In July this year, the Central Bank of Nigeria (CBN) mandated deposit money bank operators in the country to give out 60 percent of their deposits to businesses as loans.

The directive implied that deposit money banks’ loan-to-deposit ratio (LDR) must be 60 percent. Last week, the CBN raised  the ratio to 65 percent in a bid to improve lending for micro, small and medium enterprises and to the real sector.

LDR is the percentage provision the bank is willing to give as loans out of its total cash deposit with the CBN.

Last Wednesday precisely, the CBN announced a refundable debit of N499 billion on the accounts of 12 banks.

The deductions were made over the failure of these banks to meet the September 30, 2019 deadline the CBN stipulated for them to maintain 60 percent loan-to-deposit (LDR) ratio.

The move was also made to facilitate more investments into the country’s real sector and economy while also building a resilient financial system.

Experts in the MSMEs sector have lauded the initiative by the apex bank, but stress the need for compliance by the money deposit banks.

“Lack of adequate finance has been the major challenge limiting MSMEs growth in the country. With the CBN’s compulsion on banks to lend more will oil MSMEs – which is the engine of growth,” Femi Egbesola, national president, Association of Small Business Owners of Nigeria (ASBON), said.

“The problem with the directive is for the banks to comply. The policy has been on since July and we are yet to feel the impact,” Egbesola said.

He stated that if the banks comply with the policy, lots of ailing businesses in the country will spring back to life to create employment.

“It is a good policy,” said Anyansi Igwe, a small-cale leather maker in Lagos.

“The challenge, however, is how much cost banks will be willing to lend,” he added.

Over the years, business owners, especially small and medium scale enterprises, have constantly complained about the inability to access funds for expansion and business development.

Data from MAN also shows that the lending rate to the manufacturing sector was 22.21 percent in 2018.

“I do not think it is a good decision to sterilize the shortfall of the amount required in meeting up with the LDR ratio as it negatively impacts the funding cost of the bank whilst also improving their LDR ratio without achieving the initial objective of improved lending,” Gbolahan Ologunro, Equity analyst at CSL stockbrokers, said.

The Manufacturers CEO’s Confidence Index (MCCI) report released by the Manufacturers Association of Nigeria (MAN) for the second quarter of 2019 which represented the view of about 400 CEOs of MAN member-companies across the country expressed the challenges of business owners regarding funding.

The report states that the issue of funding has been a constant problem for manufacturers who need it for business expansion, improved productivity, procurement of raw materials and business development purposes.

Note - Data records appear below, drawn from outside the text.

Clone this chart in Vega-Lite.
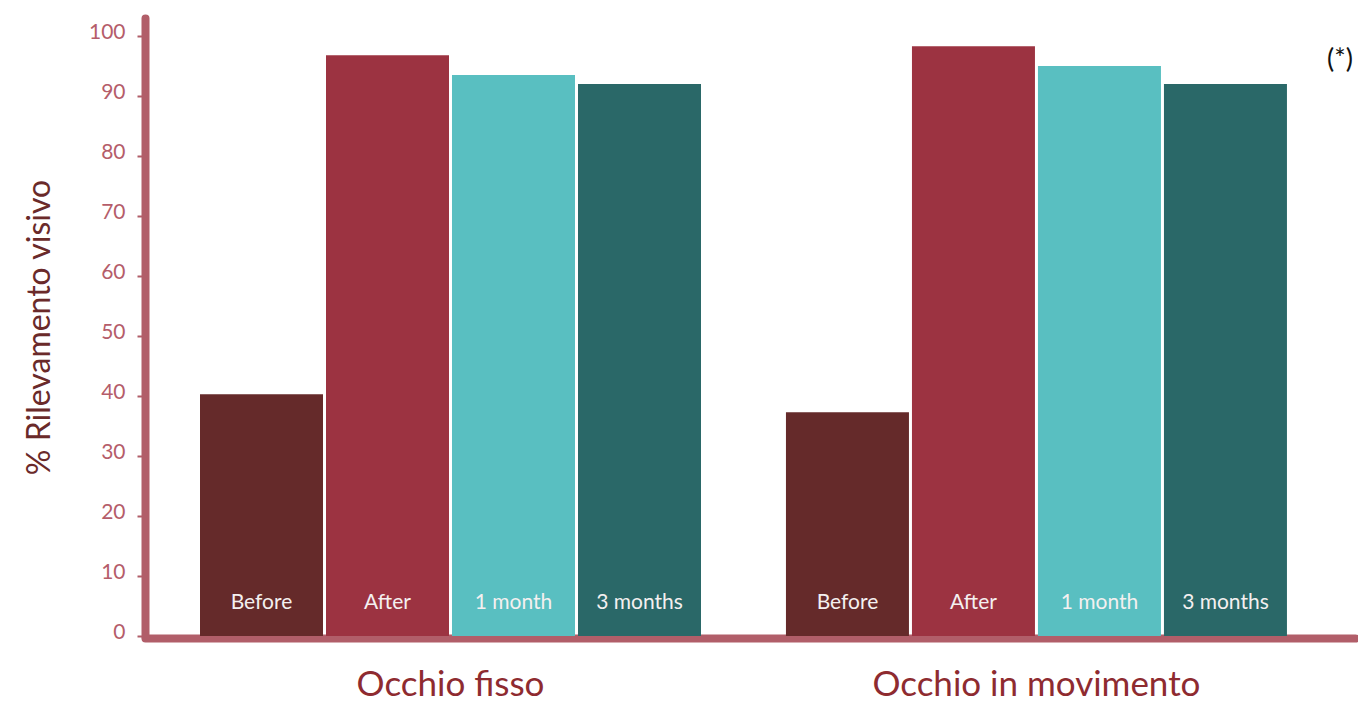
{
  "$schema": "https://vega.github.io/schema/vega-lite/v6.json",
  "width": 1210,
  "height": 618,
  "autosize": {"type": "none"},
  "padding": {"left": 145, "top": 18, "right": 3, "bottom": 68},
  "background": "white",
  "config": {"view": {"stroke": null}, "font": "Lato"},
  "title": {"text": "(*)", "anchor": "end", "frame": "group", "fontSize": 27, "fontWeight": "normal", "color": "#111111", "baseline": "middle", "dy": 73, "dx": -2},
  "data": {"values": [
    {"group": "Occhio fisso", "period": "Before", "value": 40.3},
    {"group": "Occhio fisso", "period": "After", "value": 96.8},
    {"group": "Occhio fisso", "period": "1 month", "value": 93.5},
    {"group": "Occhio fisso", "period": "3 months", "value": 92.0},
    {"group": "Occhio in movimento", "period": "Before", "value": 37.3},
    {"group": "Occhio in movimento", "period": "After", "value": 98.3},
    {"group": "Occhio in movimento", "period": "1 month", "value": 95.0},
    {"group": "Occhio in movimento", "period": "3 months", "value": 92.0}
  ]},
  "encoding": {
    "x": {
      "field": "group", "type": "nominal", "sort": null,
      "scale": {"paddingInner": 0.145, "paddingOuter": 0.105, "align": 0.447},
      "axis": {
        "title": null, "ticks": false, "tickSize": 0, "labelAngle": 0, "labelLimit": 600,
        "labelFontSize": 35, "labelColor": "#8e2b30", "labelPadding": 29,
        "domainColor": "#b15e69", "domainWidth": 8, "domainCap": "round", "grid": false, "offset": 2
      }
    },
    "xOffset": {
      "field": "period", "type": "nominal",
      "sort": ["Before", "After", "1 month", "3 months"],
      "scale": {"paddingInner": 0.0238, "paddingOuter": 0}
    }
  },
  "layer": [
    {
      "mark": {"type": "bar"},
      "encoding": {
        "y": {
          "field": "value", "type": "quantitative",
          "scale": {"domain": [0, 103], "nice": false, "zero": true},
          "axis": {
            "title": "% Rilevamento visivo", "titleFontSize": 32, "titleFontWeight": "normal",
            "titleColor": "#6a2a2a", "titlePadding": 32,
            "values": [0, 10, 20, 30, 40, 50, 60, 70, 80, 90, 100],
            "labelFontSize": 21, "labelColor": "#b55d6a", "labelPadding": 12, "labelOffset": -4,
            "tickSize": 8, "tickWidth": 2, "tickColor": "#b15e69",
            "domainColor": "#b15e69", "domainWidth": 8, "domainCap": "round", "grid": false
          }
        },
        "color": {
          "field": "period", "type": "nominal", "legend": null,
          "scale": {"domain": ["Before", "After", "1 month", "3 months"], "range": ["#652a2a", "#9c3341", "#59bfc1", "#2a6868"]}
        }
      }
    },
    {
      "mark": {"type": "text", "fontSize": 21, "color": "#f4f0f0", "baseline": "middle"},
      "encoding": {
        "y": {"datum": 5.5, "type": "quantitative"},
        "text": {"field": "period"}
      }
    }
  ]
}
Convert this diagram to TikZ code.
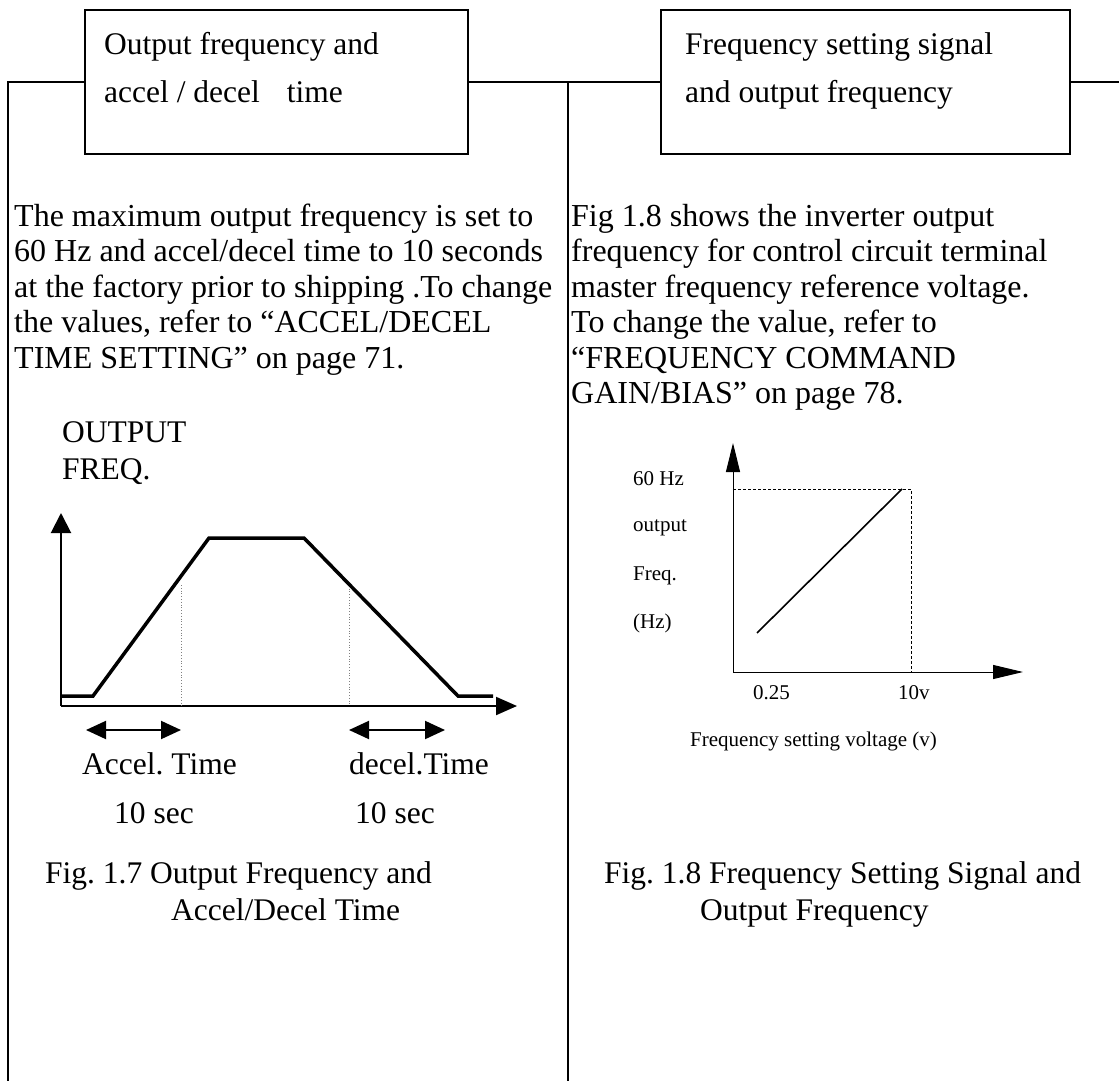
\documentclass[tikz,border=0pt]{standalone}
\usepackage{fontspec}
\setmainfont{Liberation Serif}
\usetikzlibrary{arrows.meta}
\frenchspacing
\begin{document}
\begin{tikzpicture}[x=1pt,y=-1pt,
  frame/.style={line width=2pt},
  titlebox/.style={draw, line width=2pt, minimum height=144pt, inner sep=0pt},
  txt/.style={anchor=base west, inner sep=0pt, font=\fontsize{31.5}{36}\selectfont},
  bodytxt/.style={anchor=base west, inner sep=0pt, font=\fontsize{32}{36}\selectfont},
  smalltxt/.style={anchor=base west, inner sep=0pt, font=\fontsize{21}{24}\selectfont},
  axisline/.style={line width=2pt},
  thinaxis/.style={line width=1pt},
  curve/.style={line width=3.5pt, line join=miter},
  guide/.style={gray, line width=0.8pt, dotted},
  dashguide/.style={line width=0.9pt, dash pattern=on 3pt off 2pt},
  bigtip/.style={-{Triangle[length=20pt,width=20pt]}},
  spantip/.style={{Triangle[length=20pt,width=18pt]}-{Triangle[length=20pt,width=18pt]}},
]
\useasboundingbox (0,0) rectangle (1119,1081);
\fill[white] (0,0) rectangle (1119,1081);

% ---- title boxes and page frame ----
\node[titlebox, minimum width=383pt] (lbox) at (276.5,82) {};
\node[titlebox, minimum width=409pt] (rbox) at (865.5,82) {};
\coordinate (lbot) at (8,1081);
\coordinate (mbot) at (568,1081);
\coordinate (rend) at (1119,82);
\draw[frame] (lbot) -- (lbot |- lbox.west) -- (lbox.west);
\draw[frame] (lbox.east) -- (rbox.west);
\draw[frame] (mbot) -- (mbot |- lbox.east);
\draw[frame] (rbox.east) -- (rend);

\node[txt] (lt1) at (104,55) {Output frequency and};
\node[txt] (lt2) at (104,102) {accel / decel\hspace{27pt}time};
\node[txt] (rt1) at (685,55) {Frequency setting signal};
\node[txt] (rt2) at (685,102) {and output frequency};

% ---- left column text ----
\node[bodytxt] (lp1) at (14,226) {The maximum output frequency is set to};
\node[bodytxt] (lp2) at (14,261.5) {60 Hz and accel/decel time to 10 seconds};
\node[bodytxt] (lp3) at (14,297) {at the factory prior to shipping .To change};
\node[bodytxt] (lp4) at (14,332.5) {the values, refer to “ACCEL/DECEL};
\node[bodytxt] (lp5) at (14,368) {TIME SETTING” on page 71.};

% ---- right column text ----
\node[bodytxt] (rp1) at (571,226) {Fig 1.8 shows the inverter output};
\node[bodytxt] (rp2) at (571,261.5) {frequency for control circuit terminal};
\node[bodytxt] (rp3) at (571,297) {master frequency reference voltage.};
\node[bodytxt] (rp4) at (571,332.5) {To change the value, refer to};
\node[bodytxt] (rp5) at (571,368) {“FREQUENCY COMMAND};
\node[bodytxt] (rp6) at (571,403.5) {GAIN/BIAS” on page 78.};

% ---- accel / decel graph ----
\node[txt] (ylab1) at (62,442) {OUTPUT};
\node[txt] (ylab2) at (62,479) {FREQ.};
\coordinate (o1) at (61,706);
\coordinate (y1) at (61,513);
\coordinate (x1) at (517,706);
\draw[axisline, bigtip] (o1) -- (y1);
\draw[axisline, -{Triangle[length=21pt,width=18pt]}] (o1) -- (x1);
\draw[guide] (181,585) -- (181,706);
\draw[guide] (349,583) -- (349,706);
\draw[curve] (61,696) -- (93,696) -- (209,538) -- (304,538) -- (458,696) -- (493,696);
\coordinate (a1) at (86,730);
\coordinate (a2) at (181,730);
\coordinate (d1) at (349,730);
\coordinate (d2) at (445,730);
\draw[axisline, spantip] (a1) -- (a2);
\draw[axisline, spantip] (d1) -- (d2);
\node[txt] (acc) at (82,774) {Accel. Time};
\node[txt] (dec) at (349,774) {decel.Time};
\node[txt] (acct) at (114,823) {10 sec};
\node[txt] (dect) at (355,823) {10 sec};
\node[txt] (cap1a) at (45,883) {Fig. 1.7 Output Frequency and};
\node[txt] (cap1b) at (171,920) {Accel/Decel Time};

% ---- frequency setting graph ----
\coordinate (o2) at (733,672);
\coordinate (y2) at (733,443);
\coordinate (x2) at (1023,672);
\coordinate (m2) at (911,489);
\draw[thinaxis, -{Triangle[length=29pt,width=14pt]}] (o2) -- (y2);
\draw[thinaxis, -{Triangle[length=30pt,width=14pt]}] (o2) -- (x2);
\draw[dashguide] (o2 |- m2) -- (m2) -- (m2 |- o2);
\draw[line width=1.6pt] (757,633) -- (902,489);
\node[smalltxt] (f1) at (633,485) {60 Hz};
\node[smalltxt] (f2) at (633,531) {output};
\node[smalltxt] (f3) at (633,580) {Freq.};
\node[smalltxt] (f4) at (633,628) {(Hz)};
\node[smalltxt] (v1) at (753,699) {0.25};
\node[smalltxt] (v2) at (898,699) {10v};
\node[smalltxt] (vlab) at (690,746) {Frequency setting voltage (v)};
\node[txt] (cap2a) at (604,883) {Fig. 1.8 Frequency Setting Signal and};
\node[txt] (cap2b) at (700,920) {Output Frequency};
\end{tikzpicture}
\end{document}
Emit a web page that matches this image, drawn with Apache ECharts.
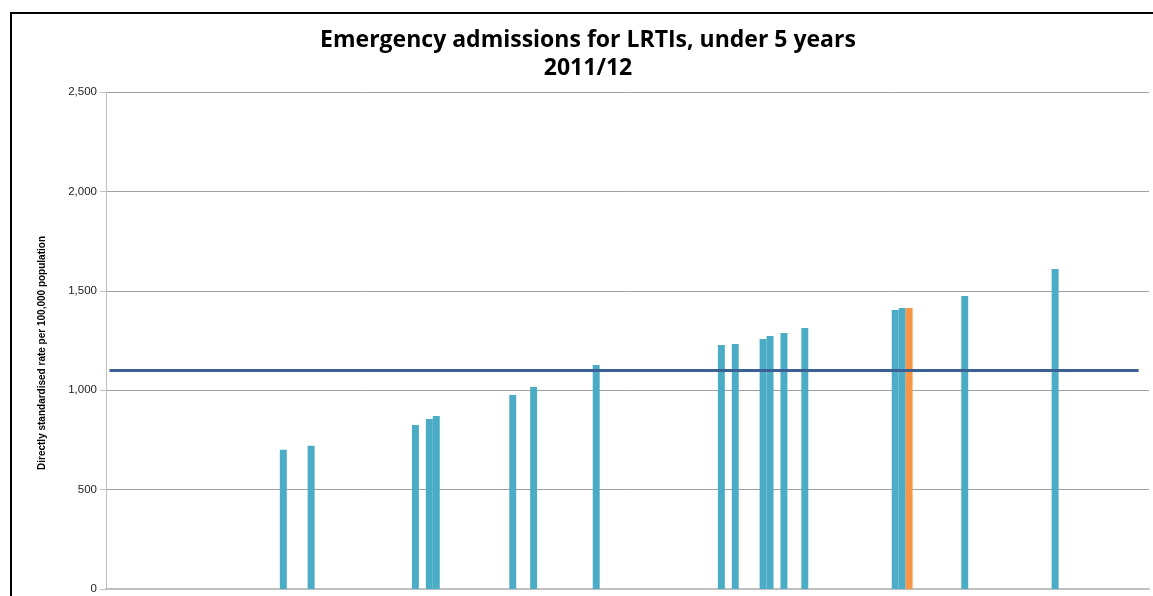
<!DOCTYPE html>
<html>
<head>
<meta charset="utf-8">
<title>Emergency admissions for LRTIs, under 5 years 2011/12</title>
<script src="https://cdn.jsdelivr.net/npm/echarts@6/dist/echarts.min.js"></script>
<style>
  html, body { margin: 0; padding: 0; background: #fff; overflow: hidden; }
  #chart { width: 1153px; height: 596px; }
</style>
</head>
<body>
<div id="chart"></div>
<script>
// Number of areas along the horizontal axis (one slot per area)
const categoryCount = 150;
// Slots that have a published rate, in ascending order of rate
const barSlots = [25, 29, 44, 46, 47, 58, 61, 70, 88, 90, 94, 95, 97, 100, 113, 114, 115, 123, 136];
// Directly standardised rate per 100,000 population for each slot above
const rates = [700, 720, 825, 855, 870, 976, 1016, 1127, 1227, 1232, 1258, 1273, 1288, 1313, 1403, 1413, 1413, 1474, 1610];
// Highlighted area
const highlightSlot = 115;
// England benchmark rate
const benchmark = 1100;
// Value axis ticks
const yTicks = [0, 500, 1000, 1500, 2000, 2500];

const categories = [];
for (let i = 0; i < categoryCount; i++) categories.push(String(i + 1));

const barData = categories.map(() => null);
barSlots.forEach((slot, k) => {
  barData[slot] = slot === highlightSlot
    ? { value: rates[k], itemStyle: { color: '#F79646' } }
    : rates[k];
});

const chart = echarts.init(document.getElementById('chart'), null, { renderer: 'canvas' });

chart.setOption({
  backgroundColor: '#ffffff',
  animation: false,
  grid: { left: 106, top: 92, width: 1043, height: 497, containLabel: false },
  xAxis: {
    type: 'category',
    data: categories,
    boundaryGap: true,
    axisLine: { show: true, lineStyle: { color: '#bfbfbf', width: 2 } },
    axisTick: { show: false },
    axisLabel: { show: false },
    splitLine: { show: false }
  },
  yAxis: {
    type: 'value',
    min: yTicks[0],
    max: yTicks[yTicks.length - 1],
    interval: 500,
    axisLine: { show: true, lineStyle: { color: '#bfbfbf', width: 1 } },
    axisTick: { show: true, inside: false, length: 6, lineStyle: { color: '#bfbfbf' } },
    axisLabel: {
      margin: 9,
      color: '#222',
      fontFamily: 'Liberation Sans, Arial, sans-serif',
      fontSize: 11.5,
      formatter: v => v.toLocaleString('en-GB')
    },
    splitLine: { show: true, lineStyle: { color: '#a0a0a0', width: 1 } }
  },
  graphic: [
    {
      // outer chart frame (left and top edges)
      type: 'polyline',
      shape: { points: [[11, 600], [11, 13], [1153, 13]] },
      style: { stroke: '#000', lineWidth: 2, fill: null }
    },
    {
      type: 'text', x: 588, y: 40,
      style: {
        text: 'Emergency admissions for LRTIs, under 5 years',
        fill: '#000', font: 'bold 23px "Open Sans", sans-serif',
        textAlign: 'center', textVerticalAlign: 'middle'
      }
    },
    {
      type: 'text', x: 588, y: 68,
      style: {
        text: '2011/12',
        fill: '#000', font: 'bold 23px "Open Sans", sans-serif',
        textAlign: 'center', textVerticalAlign: 'middle'
      }
    },
    {
      type: 'text', x: 42, y: 353, rotation: Math.PI / 2,
      style: {
        text: 'Directly standardised rate per 100,000 population',
        fill: '#000', font: 'bold 10px "Liberation Sans Narrow", "Liberation Sans", sans-serif',
        textAlign: 'center', textVerticalAlign: 'middle'
      }
    }
  ],
  series: [
    {
      name: 'Rate',
      type: 'bar',
      data: barData,
      barCategoryGap: '0%',
      itemStyle: { color: '#4BACC6' },
      markLine: {
        symbol: 'none',
        silent: true,
        label: { show: false },
        lineStyle: { color: '#3A6094', width: 3, type: 'solid' },
        data: [[
          { coord: [0, benchmark] },
          { coord: [categoryCount - 2, benchmark] }
        ]]
      }
    }
  ]
});
</script>
</body>
</html>
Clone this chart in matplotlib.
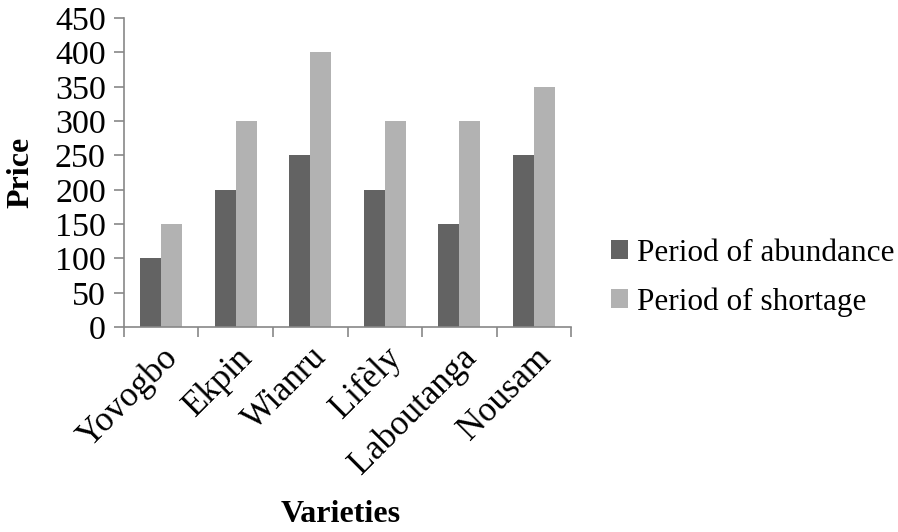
import numpy as np
import matplotlib.pyplot as plt

plt.rcParams["font.family"] = ["Liberation Serif", "DejaVu Serif"]

varieties = ["Yovogbo", "Ekpin", "Wianru", "Lifèly", "Laboutanga", "Nousam"]
abundance = [100, 200, 250, 200, 150, 250]
shortage = [150, 300, 400, 300, 300, 350]
y_ticks = [0, 50, 100, 150, 200, 250, 300, 350, 400, 450]

DARK = "#636363"
LIGHT = "#b2b2b2"
AXIS = "#878787"

fig = plt.figure(figsize=(8.98, 5.32), dpi=100)
ax = fig.add_axes([0.138, 0.385, 0.498, 0.581])

x = np.arange(len(varieties))
width = 0.28
ax.bar(x - width / 2, abundance, width, color=DARK, label="Period of abundance")
ax.bar(x + width / 2, shortage, width, color=LIGHT, label="Period of shortage")

ax.set_xlim(-0.5, len(varieties) - 0.5)
ax.set_ylim(0, 450)
ax.set_yticks(y_ticks)
ax.set_yticklabels([str(v) for v in y_ticks], fontsize=24.5)
ax.tick_params(axis="y", length=7, color=AXIS, width=1.2, pad=6)

ax.set_xticks(x)
ax.set_xticklabels(varieties, rotation=45, ha="right", rotation_mode="anchor", fontsize=25)
ax.tick_params(axis="x", length=0, pad=10)
ax.set_xticks(np.arange(len(varieties) + 1) - 0.5, minor=True)
ax.tick_params(axis="x", which="minor", length=7, color=AXIS, width=1.2)

for side in ["top", "right"]:
    ax.spines[side].set_visible(False)
for side in ["left", "bottom"]:
    ax.spines[side].set_color(AXIS)
    ax.spines[side].set_linewidth(1.2)

ax.set_ylabel("Price", fontsize=23, fontweight="bold")
ax.yaxis.set_label_coords(-0.197, 0.5)
ax.set_xlabel("Varieties", fontsize=23, fontweight="bold")
ax.xaxis.set_label_coords(0.485, -0.56)

ax.legend(loc="center left", bbox_to_anchor=(1.04, 0.16), frameon=False,
          fontsize=22.5, handlelength=0.55, handleheight=0.55, handletextpad=0.3,
          labelspacing=0.62, borderaxespad=0.3)

fig.savefig("out.png", dpi=100)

It highlighted that 76 percent of the CEOs interviewed said the rate at which commercial banks lend to manufacturers discouraged productivity in the sector, while 66 percent of the CEOs claimed that the size of loans allotted to industry players by commercial lenders further contributes to low productivity in the sector and also discourages foreign and local investments.

Speaking on the impact of the move, Ologunro said, “ I do not see a significant change as banks are still likely to adopt a cautious stance in extending credit to SMEs given the fragility of the macroeconomic environment.”

“The cost of lending is a critical challenge that the CBN appears to have shrugged off, they need to look into that to incentivize SMEs to increase their demand for loans” Ologunro added.

Nigeria is one of the few countries with a high-interest rate as it has retained its double-digit monetary policy rate at 13.5 percent and as a result, small and medium enterprises are unable to access loans from commercial lenders as these banks lend at 20 to 35 percent rates with a 12 months tenor.

Analysts say measures should be put in place to control the imbalance regarding foreign exchange as well as the unstable rate of the naira to the dollar. This is because many business owners source raw materials internationally and have to pay using the dollar which further increases their cost of production.

The National Bureau of Statistics (NBS)’s recent MSME report shows that 85 percent of businesses could not have access to external financing within 2013 and 2017.

In fact, only 5.3 percent of SMEs had access to bank credit, even with 40 percent of them having relationships with banks.

Ibrahim Maigari Ahmadu, chief executive of Liverstock247.com, Nigeria’s first livestock online marketing and listing platform, said interest rate is high just as there are many gridlocks to access to funds.

“Nigerian commercial banks are risk-averse. They put so many bottlenecks on the way when you want to access funds,” he said.

“Interest rate is very high, which is a major inhibiting factor. Collaterisation is structured to knock you out,” he said.